Given the missing types in the dataset, the evaluation in Table 8 and Table 9 is not really broad and balanced: the sequential type is based on 1 column, the ordinal on 5 columns. So you basically only consider and test the “count” and “other” types?

Also, you do not discuss the precision and recall results of the “other” sub-type. I wonder what kind of types are in this “other” category? Do they belong to one of the other types? Or are these results indicating that there should be other (sub-)types for numeric columns?

2) Quality of writing:
The writing clearly improved in this version, however, there are still some misformulations, and also the organisation could still be improved. For instance:
- 6.4: The description of the detection algorithm is not very clear and should be reformulated and better organised.
For instance:
“because it *is* the most restrictive”,
“For the second one, it should be one of the sub-types that checks for equal digits” -> which second one?

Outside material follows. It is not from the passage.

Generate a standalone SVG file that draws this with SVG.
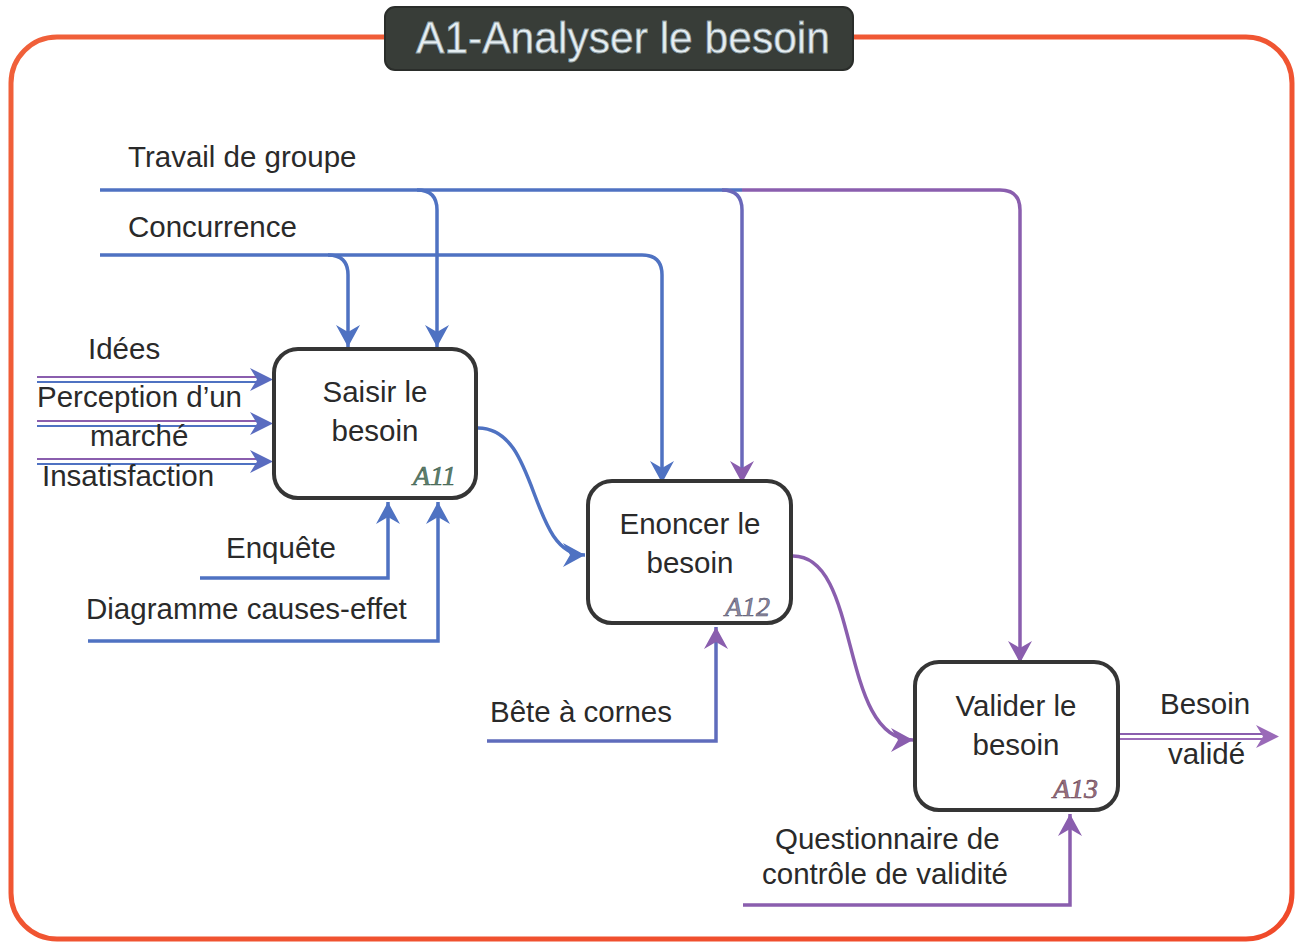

“For the fourth, we check if it is hierarchical.”
- in the conclusions: “In this paper, we introduce a typology of numeric data taking into account the task of semantic labeling. We show that taking into account the typology of numeric data and using such information to perform semantic labeling results in better performance.”
- evaluations: While you split the paper in various sections and subsections in other parts of the paper (e.g. the very short section 4), you could restructure the evaluation of the type detection and labelling. At the moment both evaluations are in the same subsection and the result discussions can get a bit confusing.